REGGIO EMILIA – La nuova sentenza della Corte d’Appello di Bologna consente di tornare su una della pagine più buie della storia recente della nostra città.
I punti fermi ormai sono molti. L’autore della lettera di minacce al sindaco Vecchi, Pasquale Brescia, è stato condannato in via definitiva: 13 anni per associazione mafiosa, 6 mesi per la missiva al sindaco. Imprenditore edile, politicamente impegnato nel Pdl, Brescia era uomo di vaste relazioni, con notevoli entrature nella questura dell’epoca. Alla condanna del suo ex legale, l’avvocato Luigi Comberiati, manca il sigillo della Cassazione. Nella sentenza di condanna di Brescia si ricostruisce “il complesso iter con cui la missiva venne elaborata, confezionata, revisionata, fatta uscire dal carcere ed infine recapitata” al Carlino.
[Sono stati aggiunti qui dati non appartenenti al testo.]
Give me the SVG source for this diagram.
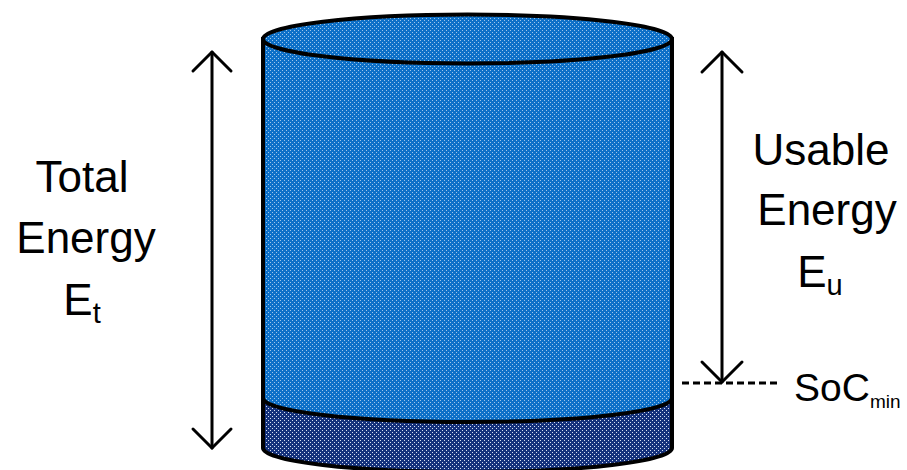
<svg xmlns="http://www.w3.org/2000/svg" width="907" height="470" viewBox="0 0 907 470">
<defs>
<pattern id="dotBlue" width="4" height="4" patternUnits="userSpaceOnUse">
<rect width="4" height="4" fill="#0D70C8"/>
<rect x="0" y="0" width="1" height="1" fill="#9EC6EA"/>
<rect x="2" y="2" width="1" height="1" fill="#9EC6EA"/>
</pattern>
<pattern id="dotNavy" width="4" height="4" patternUnits="userSpaceOnUse">
<rect width="4" height="4" fill="#15327C"/>
<rect x="0" y="0" width="1" height="1" fill="#D8E0F2"/>
<rect x="2" y="2" width="1" height="1" fill="#D8E0F2"/>
</pattern>
</defs>
<style>
.outline{stroke:#000;stroke-width:4;}
.arrow{fill:none;stroke:#000;stroke-width:3;stroke-linecap:round;stroke-linejoin:round;}
.lbl{font-family:"Liberation Sans",Arial,sans-serif;font-size:44px;fill:#000;text-anchor:middle;}
.sub{font-size:29px;}
.dash{fill:none;stroke:#000;stroke-width:3;stroke-dasharray:7 4;}
</style>
<rect width="907" height="470" fill="#fff"/>
<g id="cylinder">
<path d="M263,398 L263,448 A204.5,24 0 0 0 672,448 L672,398 Z" fill="url(#dotNavy)" class="outline"/>
<path d="M263,39 L263,398 A204.5,24 0 0 0 672,398 L672,39 Z" fill="url(#dotBlue)" class="outline"/>
<ellipse cx="467.5" cy="39" rx="204.5" ry="24.5" fill="url(#dotBlue)" class="outline"/>
</g>
<g id="connectors">
<g id="total-arrow">
<line x1="212" y1="52" x2="212" y2="448" class="arrow"/>
<polyline points="193,71 212,52 231,71" class="arrow"/>
<polyline points="193,429 212,448 231,429" class="arrow"/>
</g>
<g id="usable-arrow">
<line x1="722" y1="52" x2="722" y2="382" class="arrow"/>
<polyline points="702,72 722,52 742,72" class="arrow"/>
<polyline points="702,362 722,382 742,362" class="arrow"/>
</g>
<line id="soc-line" x1="682" y1="383" x2="778" y2="383" class="dash"/>
</g>
<g id="total-label">
<text class="lbl" x="82" y="192">Total</text>
<text class="lbl" x="86" y="253">Energy</text>
<text class="lbl" x="82" y="315">E<tspan class="sub" dy="8">t</tspan></text>
</g>
<g id="usable-label">
<text class="lbl" x="821" y="165">Usable</text>
<text class="lbl" x="827" y="225">Energy</text>
<text class="lbl" x="820" y="287">E<tspan class="sub" dy="8">u</tspan></text>
</g>
<g id="soc-label">
<text class="lbl" x="794" y="401" style="text-anchor:start;font-size:39px">SoC<tspan dy="7" style="font-size:19px">min</tspan></text>
</g>
</svg>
Non fu la normale presa di posizione di un comune cittadino, quella lettera, e neppure il colpo di testa di un singolo. Durante il dibattimento del processo Aemilia, due ‘ndranghetisti divenuti collaboratori di giustizia – Salvatore Muto e Antonio Valerio – hanno affermato che l’operazione avvenne sotto la supervisione di Gianluigi Sarcone, fratello del capocosca Nicolino, e aveva l’obiettivo di tenere sotto scacco il sindaco della città.
Le manovre di Comberiati, si legge sempre nella sentenza di condanna di Pasquale Brescia, “si svolgevano in parallelo con contatti assiduamente tenuti con parenti e altri referenti in libertà del Brescia, ed altri difensori di altri imputati eccellenti, il che evidenzia una condivisione di intenti strategici generali”. Sulla natura minacciosa della lettera la Corte d’Appello di Bologna non ha avuto dubbi: “Una simile comunicazione – scrivono i giudici – costituirebbe minaccia diagonale anche se provenisse da un quivis (cioè da un cittadino qualunque, ndr) ma nel nostro caso essa assunse caratteristiche ricattatorie ancor più palesi ed indiscutibili in quanto proveniva da un associato eccellente ad una cosca mafiosa molto pericolosa”.
Della lettera si parla anche nelle motivazioni della sentenza del processo Aemilia scritte dai giudici Caruso, Beretti e Rat: “Addirittura – vi si legge – si ritenne possibile agire sul sindaco di Reggio Emilia attraverso una lettera pubblicata sui giornali per chiedergli un intervento contro il processo, che ovviamente non vi fu”. Una “strategia – concludono i giudici – che se avesse raggiunto i suoi scopi avrebbe potuto avere effetti devastanti sul processo”.